On the surface it appears indefensible that there is qualification to Bill of Rights and worse still that this singles out Muslims with reference to the Kadhi’s courts. The introduction of the Bill of Rights in the proposed new constitution has necessitated this limitation to enable the Kadhi’s courts to fulfill its mandate.
The NCCK along with other church leaders contends that: “The Bill of Rights is adulterated to exempt persons professing Muslim faith” for this reason they push for the ‘ Removal of exemption from the Bill of Rights on the basis of religion or any other basis’
This statement shows a miss-reading of the article in question in the Bill of rights:
Article 24: (4) “The provisions of this Chapter on equality shall be qualified to the extent strictly necessary for the application of Muslim law before the Kadhi’s courts, to persons who profess the Muslim religion, in matters relating to personal status, marriage, divorce and inheritance.”
It is clear here that the article grants LIMITATION of rights rather than exemption from the Bill of rights. Further, there is specific limitation provided for on Equality. It means therefore that the Kadhi’s courts there will be allowance to apply ‘Islamic’ standards that differ with the equality standards known and applied world over, so as to enable observation of Muslims’ religious traditions which is a blend of culture and faith.
It is not unusual to limit peoples rights, a claw back if you like, if this it is voluntarily. There are people who forfeit their rights by joining or belonging to a [legal] group that deem the limitation necessary to function. In this constitution there are others found as in article (5) that limits freedoms of people serving in defense forces and police: when one signs in the forces, they pen a limit to some of their rights which if they desired to exercise they would have to resign.
Could the CoE have considered the existing divergent views on human rights while making this provision? Even though the Universal Declaration of Human Rights enshrines universal rights that apply to all humans equally, whichever geographical location, state, race or culture they belong to. There have been questions raised on the efficacy of this principle. Proponents of cultural relativism argue for acceptance of different cultures, which may have practices conflicting with human rights. This questions the view that human rights can and are Universal, Universalism has been described by some as cultural, economic or political imperialism. In particular, the concept of human rights is often claimed to be fundamentally rooted in a politically liberal outlook which, although generally accepted in Europe, Japan or North America, is not necessarily taken as standard elsewhere.

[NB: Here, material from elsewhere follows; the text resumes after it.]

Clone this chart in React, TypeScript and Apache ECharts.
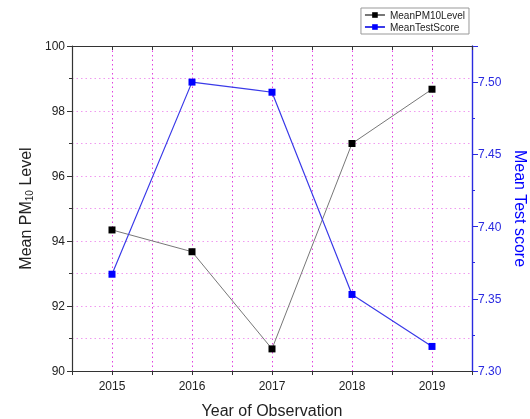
import React, { useEffect, useRef } from "react";
import * as echarts from "echarts";

// Observation years and the two measured series
const years = [2015, 2016, 2017, 2018, 2019];
const meanPM10Level = [94.34, 93.67, 90.68, 97.0, 98.67];
const meanTestScore = [7.367, 7.5, 7.493, 7.353, 7.317];

const FONT = "Liberation Sans, Arial, sans-serif";
const BLUE = "#0000ff";

export default function App() {
  const ref = useRef<HTMLDivElement>(null);

  useEffect(() => {
    if (!ref.current) return;
    const chart = echarts.init(ref.current, null, { renderer: "svg" });

    const pmData = years.map((y, i) => [y, meanPM10Level[i]]);
    const scoreData = years.map((y, i) => [y, meanTestScore[i]]);

    chart.setOption({
      animation: false,
      textStyle: { fontFamily: FONT },
      grid: { left: 72, right: 58, top: 46, bottom: 48, outerBoundsMode: "none" },
      legend: {
        orient: "vertical",
        right: 61,
        top: 8,
        itemWidth: 20,
        itemHeight: 7,
        itemGap: 2,
        padding: [2, 4, 2, 3],
        borderColor: "#999",
        borderWidth: 1,
        backgroundColor: "#fff",
        textStyle: { fontSize: 10, color: "#222", fontFamily: FONT },
        data: ["MeanPM10Level", "MeanTestScore"],
      },
      xAxis: [
        {
          type: "value",
          position: "bottom",
          min: 2014.5,
          max: 2019.5,
          interval: 0.5,
          name: "Year of Observation",
          nameLocation: "middle",
          nameGap: 31,
          nameTextStyle: { fontSize: 16, color: "#222", fontFamily: FONT },
          axisLine: { lineStyle: { color: "#333", width: 1.2 } },
          axisTick: { show: true, length: 4, lineStyle: { color: "#333" } },
          axisLabel: {
            fontSize: 12,
            color: "#222",
            margin: 9,
            formatter: (v: number) => (v % 1 === 0 ? String(v) : ""),
          },
          splitLine: {
            show: true,
            lineStyle: { color: "#e040e0", type: [1.5, 3], width: 1 },
          },
        },
        {
          type: "value",
          position: "top",
          min: 2014.5,
          max: 2019.5,
          interval: 0.5,
          axisLine: { show: true, lineStyle: { color: "#333", width: 1.2 } },
          axisTick: { show: true, inside: true, length: 4, lineStyle: { color: "#333" } },
          axisLabel: { show: false },
          splitLine: { show: false },
        },
      ],
      yAxis: [
        {
          type: "value",
          position: "left",
          min: 90,
          max: 100,
          interval: 2,
          name: "Mean PM{sub|10} Level",
          nameLocation: "middle",
          nameGap: 36,
          nameRotate: 90,
          nameTextStyle: {
            fontSize: 16,
            color: "#222",
            fontFamily: FONT,
            rich: {
              sub: { fontSize: 10, verticalAlign: "bottom", padding: [8, 0, 0, 0], color: "#222" },
            },
          },
          axisLine: { show: true, lineStyle: { color: "#333", width: 1.2 } },
          axisTick: { show: true, length: 5, lineStyle: { color: "#333" } },
          minorTick: { show: true, splitNumber: 2, length: 3, lineStyle: { color: "#333" } },
          axisLabel: { fontSize: 12, color: "#222", margin: 7 },
          splitLine: {
            show: true,
            lineStyle: { color: "#f09af0", type: [1.5, 3], width: 1 },
          },
          minorSplitLine: {
            show: true,
            lineStyle: { color: "#f09af0", type: [1.5, 3], width: 1 },
          },
        },
        {
          type: "value",
          position: "right",
          min: 7.3,
          max: 7.525,
          interval: 0.05,
          name: "Mean Test score",
          nameLocation: "middle",
          nameGap: 39,
          nameRotate: -90,
          nameTextStyle: { fontSize: 16, color: BLUE, fontFamily: FONT },
          axisLine: { show: true, lineStyle: { color: "#2a2ae0", width: 1.4 } },
          axisTick: { show: true, length: 6, lineStyle: { color: "#2a2ae0" } },
          minorTick: { show: true, splitNumber: 2, length: 3, lineStyle: { color: "#2a2ae0" } },
          axisLabel: {
            fontSize: 12,
            color: "#2a2ae0",
            margin: 6,
            showMaxLabel: false,
            formatter: (v: number) => v.toFixed(2),
          },
          splitLine: { show: false },
        },
      ],
      series: [
        {
          name: "MeanPM10Level",
          type: "line",
          xAxisIndex: 0,
          yAxisIndex: 0,
          data: pmData,
          symbol: "rect",
          symbolSize: 7,
          itemStyle: { color: "#000" },
          lineStyle: { color: "#777", width: 1 },
          z: 3,
        },
        {
          name: "MeanTestScore",
          type: "line",
          xAxisIndex: 0,
          yAxisIndex: 1,
          data: scoreData,
          symbol: "rect",
          symbolSize: 7,
          itemStyle: { color: BLUE },
          lineStyle: { color: "#3a3ae8", width: 1.2 },
          z: 4,
        },
      ],
    });

    return () => chart.dispose();
  }, []);

  return (
    <div
      ref={ref}
      style={{ position: "fixed", left: 0, top: 0, width: 530, height: 419 }}
    />
  );
}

It goes without saying that without this limitation, the functions in the Kadhi’s courts would have been compromised and the community’s freedom of worship infringed. Where as different Muslim jurists hold different positions on these matters and the application of Islamic law, there are no specific school (s) which the Kadhis will apply in cases. But all schools of Jurists agree that women are not treated in complete equality with Muslim men in the administration of justice.
The law of evidence discriminates among witnesses on the grounds of gender. The testimony of women is inadmissible in the more serious criminal cases. In civil matters, it takes two women to make a single witness of a Muslim male as we had seen earlier. The Muslim male is exempted from all these restrictions since he is always fully competent (adl) witness under Islamic law, not unless he is disqualified by specific personal default.

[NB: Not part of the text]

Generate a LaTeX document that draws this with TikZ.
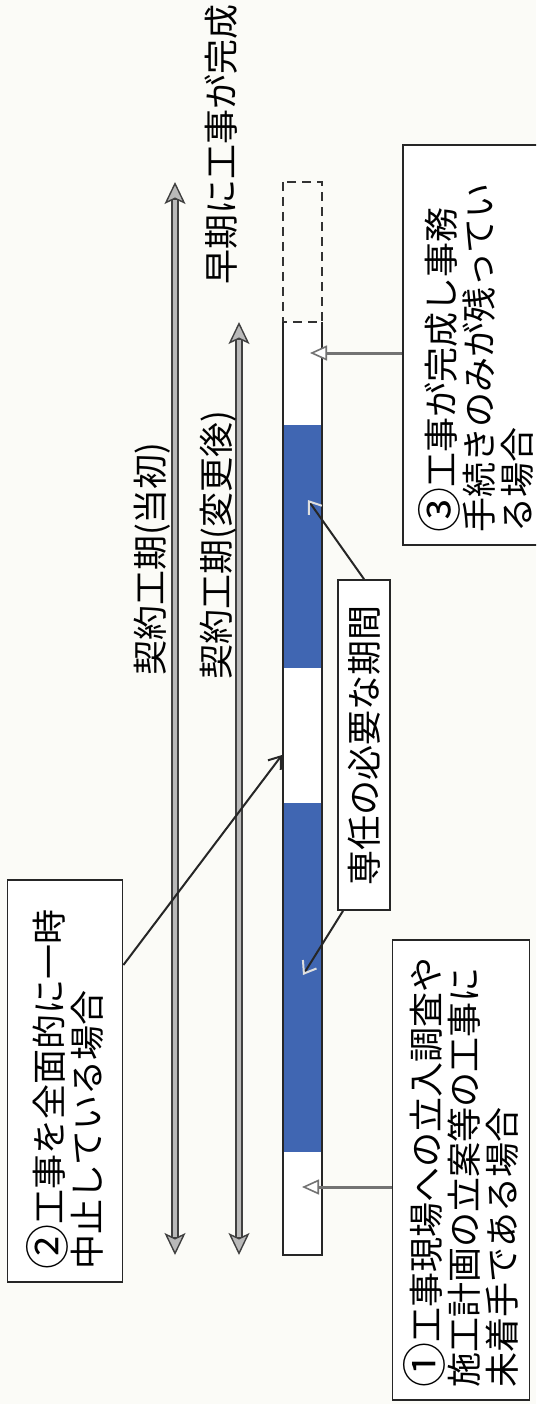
\documentclass[tikz,border=0pt]{standalone}
\usepackage{fontspec}
\usetikzlibrary{arrows.meta}
\newfontfamily\jpfont{Noto Sans CJK JP}
\newcommand{\ancho}[1]{\raisebox{-2pt}{\fontsize{45pt}{38pt}\selectfont #1}}
\definecolor{azul}{RGB}{64,102,178}
\definecolor{gris}{RGB}{115,115,115}
\definecolor{fondo}{RGB}{251,251,247}

\begin{document}
\begin{tikzpicture}[x=1pt,y=-1pt,
    texto/.style={rotate=90,font=\jpfont\fontsize{35pt}{38pt}\selectfont,inner sep=0pt},
    caja/.style={texto,draw=black!85,line width=1.8pt,fill=white,align=left,inner xsep=13pt},
    periodo/.style={line width=8pt,black!75,{Stealth[length=22pt,width=21pt,inset=5pt,fill=gray!55,line width=1.4pt]}-{Stealth[length=22pt,width=21pt,inset=5pt,fill=gray!55,line width=1.4pt]}},
    relleno/.style={line width=3.5pt,gray!55,shorten <=18pt,shorten >=18pt},
    flechagris/.style={gris,line width=3pt,-{Triangle[length=17pt,width=15pt,fill=white,line width=1.6pt]}},
    flechanegra/.style={black!85,line width=2pt,-{Straight Barb[length=11pt,width=16pt,line width=2pt]}},
    flechaclara/.style={black!85,line width=2pt,-{Straight Barb[length=11pt,width=16pt,line width=2pt,color=gray!25]}}]
    \useasboundingbox (0,0) rectangle (536,1404);
    \clip (0,0) rectangle (536,1404);
    \fill[fondo] (0,0) rectangle (536,1404);

    % Periodos
    \coordinate (a1) at (175,182);
    \coordinate (b1) at (175,1255);
    \coordinate (a2) at (239,322);
    \coordinate (b2) at (239,1255);
    \draw[periodo] (b1) -- (a1);
    \draw[relleno] (b1) -- (a1);
    \draw[periodo] (b2) -- (a2);
    \draw[relleno] (b2) -- (a2);
    \node[texto] (inicial) at (152,559) {契約工期(当初)};
    \node[texto] (cambio) at (218,545) {契約工期(変更後)};
    \node[texto] (temprano) at (221,145) {早期に工事が完成};

    % Barra
    \fill[white] (283,322) rectangle (322,1255);
    \fill[azul] (283,425) rectangle (322,668);
    \fill[azul] (283,803) rectangle (322,1152);
    \draw[black!80,line width=1.8pt,dash pattern=on 9pt off 6pt] (283,182) rectangle (322,322);
    \draw[black!85,line width=2.2pt] (283,322) -- (283,1255) -- (322,1255) -- (322,322);

    % Cajas
    \node[caja,minimum width=400pt,minimum height=146pt,text width=374pt] (caja3) at (476,345)
        {\ancho{③}工事が完成し事務\\手続きのみが残ってい\\る場合};
    \node[caja,minimum width=460pt,minimum height=137pt,text width=434pt] (caja1) at (461,1170)
        {\ancho{①}工事現場への立入調査や\\施工計画の立案等の工事に\\未着手である場合};
    \node[caja,minimum width=402pt,minimum height=115pt,text width=376pt] (caja2) at (65,1081)
        {\ancho{②}工事を全面的に一時\\中止している場合};
    \node[caja,align=center,inner xsep=0pt,minimum width=330pt,minimum height=52pt] (esp) at (364,745)
        {専任の必要な期間};

    % Flechas
    \coordinate (p3) at (310,353);
    \coordinate (p1) at (302,1187);
    \coordinate (p2) at (282,755);
    \coordinate (q1) at (308,500);
    \coordinate (q2) at (303,975);
    \draw[flechagris] (caja3.north |- p3) -- (p3);
    \draw[flechagris] (caja1.north |- p1) -- (p1);
    \draw[flechanegra] (caja2.south) ++(0,-116) -- (p2);
    \draw[flechaclara] (esp.east) -- (q1);
    \draw[flechaclara] (esp.west) ++(-21,0) -- (q2);
\end{tikzpicture}
\end{document}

Islamic personal law also provides another example of discrimination on gender basis.
- A Muslim man may be married to up to four wives at the same time but a Muslim woman can only be married to one husband at a time.

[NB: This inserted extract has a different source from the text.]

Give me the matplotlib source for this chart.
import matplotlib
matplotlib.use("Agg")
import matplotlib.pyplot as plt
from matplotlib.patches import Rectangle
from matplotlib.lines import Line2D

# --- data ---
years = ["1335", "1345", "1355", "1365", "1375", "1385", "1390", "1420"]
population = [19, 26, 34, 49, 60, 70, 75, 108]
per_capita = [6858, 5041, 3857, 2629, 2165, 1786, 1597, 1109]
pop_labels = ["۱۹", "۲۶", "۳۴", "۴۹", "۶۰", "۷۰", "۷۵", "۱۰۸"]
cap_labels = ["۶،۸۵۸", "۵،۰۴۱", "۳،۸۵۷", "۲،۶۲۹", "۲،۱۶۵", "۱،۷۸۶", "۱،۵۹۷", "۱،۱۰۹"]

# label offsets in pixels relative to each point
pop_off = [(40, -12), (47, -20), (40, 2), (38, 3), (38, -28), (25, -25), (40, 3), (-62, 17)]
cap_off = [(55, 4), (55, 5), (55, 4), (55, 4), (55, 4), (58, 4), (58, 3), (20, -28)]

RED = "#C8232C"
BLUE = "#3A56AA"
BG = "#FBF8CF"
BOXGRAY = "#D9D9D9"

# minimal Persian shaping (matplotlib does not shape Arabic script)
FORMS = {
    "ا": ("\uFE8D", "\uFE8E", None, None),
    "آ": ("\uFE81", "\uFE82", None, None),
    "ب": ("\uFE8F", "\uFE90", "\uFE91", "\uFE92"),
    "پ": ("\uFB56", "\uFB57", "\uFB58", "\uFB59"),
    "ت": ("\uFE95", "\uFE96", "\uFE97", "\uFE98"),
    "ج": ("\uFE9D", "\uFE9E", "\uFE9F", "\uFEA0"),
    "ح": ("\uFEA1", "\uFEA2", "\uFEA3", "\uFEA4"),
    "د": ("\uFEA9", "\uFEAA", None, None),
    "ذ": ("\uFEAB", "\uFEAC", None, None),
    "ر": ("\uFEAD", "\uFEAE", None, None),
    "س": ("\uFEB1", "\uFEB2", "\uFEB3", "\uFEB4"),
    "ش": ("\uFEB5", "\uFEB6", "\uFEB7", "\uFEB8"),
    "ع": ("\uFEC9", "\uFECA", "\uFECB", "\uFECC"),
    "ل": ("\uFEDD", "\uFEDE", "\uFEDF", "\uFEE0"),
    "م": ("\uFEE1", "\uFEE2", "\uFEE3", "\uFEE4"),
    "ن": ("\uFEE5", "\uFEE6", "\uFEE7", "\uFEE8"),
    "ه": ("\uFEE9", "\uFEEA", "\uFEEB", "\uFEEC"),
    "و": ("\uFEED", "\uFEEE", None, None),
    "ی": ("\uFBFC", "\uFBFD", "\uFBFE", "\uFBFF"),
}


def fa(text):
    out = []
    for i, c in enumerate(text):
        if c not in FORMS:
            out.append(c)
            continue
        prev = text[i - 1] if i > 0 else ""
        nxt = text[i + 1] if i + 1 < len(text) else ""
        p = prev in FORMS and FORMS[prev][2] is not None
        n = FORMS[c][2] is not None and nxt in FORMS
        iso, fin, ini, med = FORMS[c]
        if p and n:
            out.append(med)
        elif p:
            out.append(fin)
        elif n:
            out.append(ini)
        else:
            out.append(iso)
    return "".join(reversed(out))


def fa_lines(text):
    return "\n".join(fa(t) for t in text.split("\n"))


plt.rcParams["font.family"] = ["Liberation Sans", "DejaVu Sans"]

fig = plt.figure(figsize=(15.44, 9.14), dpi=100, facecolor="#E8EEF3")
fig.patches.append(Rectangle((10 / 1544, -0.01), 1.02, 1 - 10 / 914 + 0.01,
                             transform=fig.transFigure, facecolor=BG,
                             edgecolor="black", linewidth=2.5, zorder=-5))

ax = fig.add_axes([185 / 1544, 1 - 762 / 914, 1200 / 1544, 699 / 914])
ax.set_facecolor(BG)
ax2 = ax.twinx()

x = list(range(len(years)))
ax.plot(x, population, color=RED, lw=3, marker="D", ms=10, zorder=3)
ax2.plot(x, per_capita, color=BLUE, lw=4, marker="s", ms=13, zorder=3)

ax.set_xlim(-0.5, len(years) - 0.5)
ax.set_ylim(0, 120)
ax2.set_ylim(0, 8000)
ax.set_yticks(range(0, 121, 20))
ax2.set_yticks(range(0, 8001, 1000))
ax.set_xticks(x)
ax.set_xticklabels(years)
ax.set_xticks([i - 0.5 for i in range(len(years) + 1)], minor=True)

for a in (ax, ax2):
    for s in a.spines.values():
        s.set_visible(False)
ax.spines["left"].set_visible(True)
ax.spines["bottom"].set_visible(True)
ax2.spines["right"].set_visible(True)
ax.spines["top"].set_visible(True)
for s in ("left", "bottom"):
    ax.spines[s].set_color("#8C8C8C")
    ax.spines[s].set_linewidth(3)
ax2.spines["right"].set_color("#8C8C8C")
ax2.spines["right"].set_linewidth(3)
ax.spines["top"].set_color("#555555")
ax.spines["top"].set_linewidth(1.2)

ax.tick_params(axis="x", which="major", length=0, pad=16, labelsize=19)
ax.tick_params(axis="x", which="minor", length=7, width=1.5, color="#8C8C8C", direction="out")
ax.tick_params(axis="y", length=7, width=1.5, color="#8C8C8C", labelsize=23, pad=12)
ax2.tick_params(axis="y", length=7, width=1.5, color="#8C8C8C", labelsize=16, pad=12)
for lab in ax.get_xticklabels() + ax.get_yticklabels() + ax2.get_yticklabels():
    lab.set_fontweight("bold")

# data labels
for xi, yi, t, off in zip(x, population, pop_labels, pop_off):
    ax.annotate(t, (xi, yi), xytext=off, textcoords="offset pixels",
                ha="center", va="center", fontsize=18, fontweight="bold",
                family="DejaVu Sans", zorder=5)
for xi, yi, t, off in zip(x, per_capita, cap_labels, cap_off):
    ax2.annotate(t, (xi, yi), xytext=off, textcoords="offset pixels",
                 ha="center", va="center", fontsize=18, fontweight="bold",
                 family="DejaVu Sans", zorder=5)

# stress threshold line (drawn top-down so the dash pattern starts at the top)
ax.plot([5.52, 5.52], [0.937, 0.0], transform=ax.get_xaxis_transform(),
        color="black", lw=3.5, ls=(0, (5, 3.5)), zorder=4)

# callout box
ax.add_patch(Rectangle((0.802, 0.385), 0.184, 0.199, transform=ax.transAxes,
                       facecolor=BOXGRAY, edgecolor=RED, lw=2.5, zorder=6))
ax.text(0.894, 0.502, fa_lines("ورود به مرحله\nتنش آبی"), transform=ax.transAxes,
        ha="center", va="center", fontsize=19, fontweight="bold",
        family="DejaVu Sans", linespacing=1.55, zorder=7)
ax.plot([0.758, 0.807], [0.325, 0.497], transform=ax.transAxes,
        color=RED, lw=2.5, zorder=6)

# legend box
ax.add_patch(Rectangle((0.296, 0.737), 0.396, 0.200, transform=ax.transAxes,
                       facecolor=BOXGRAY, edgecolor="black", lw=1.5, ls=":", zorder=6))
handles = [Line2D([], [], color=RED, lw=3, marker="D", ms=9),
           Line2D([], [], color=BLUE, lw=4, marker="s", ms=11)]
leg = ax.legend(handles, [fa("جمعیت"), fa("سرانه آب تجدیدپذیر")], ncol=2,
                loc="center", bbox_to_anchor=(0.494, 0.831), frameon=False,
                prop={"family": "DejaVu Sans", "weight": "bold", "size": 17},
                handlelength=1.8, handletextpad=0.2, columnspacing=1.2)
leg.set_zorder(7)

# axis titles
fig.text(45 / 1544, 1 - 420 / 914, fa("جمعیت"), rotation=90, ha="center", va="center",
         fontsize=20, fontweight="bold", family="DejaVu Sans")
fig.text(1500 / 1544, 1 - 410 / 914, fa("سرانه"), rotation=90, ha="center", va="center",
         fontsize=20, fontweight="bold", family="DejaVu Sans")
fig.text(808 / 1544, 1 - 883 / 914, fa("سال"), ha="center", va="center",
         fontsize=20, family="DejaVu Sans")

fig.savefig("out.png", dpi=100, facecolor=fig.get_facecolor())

- A Muslim man may divorce his wife, or any of his wives, by unilateral repudiation, talaq, without having to give any reason or justification to his action to any person or authority. Yet a Muslim woman can obtain divorce only by consent of the husband or by judicial decree for limited specific grounds such as the husband’s inability or unwillingness to provide for his wife.
- In inheritance, a Muslim woman receives less than the share of a Muslim man when both have equal degree of relationship to the deceased person.
The inequalities mentioned here would have hugely contradicted the rights of women in courts had the application been extended to deal with civil or criminal matters. But that Islamic law here deals only with personal law in matters of divorce, marriage and inheritance which we should limit ourselves to. The limitation should not be viewed as a special privilege to the Muslim community, nor as a deprivation or subjugation of rights of a given section of this community. Neither the Human rights groups nor women rights groups, not even Muslim women caucus have objected to this limitation. I assume that it is because of the conditional line of article 170 (5): which is both cultural and religious as has a voluntary angle to it;
Article 170 (5): The jurisdiction of a Kadhi’s court shall be limited to the determination of questions of Muslim law relating to personal status, marriage, divorce or inheritance in proceedings in which all the parties profess the Muslim religion and submit to the jurisdiction of the Kadhi’s courts.
There is a notion of voluntary submitting to the jurisdiction of this court, implying that one has an option to opt out should they perceive that the courts are infringing on their rights.
This should change the thought that Muslims are granted exemption from Bill of Rights, rather, to fulfill what has already been granted the Kadhi’s courts, as a rights limitation. This is mitigated for by the choice given in to submit to this court provision. This does not make them special more than it accommodates their community order in our dynamic world.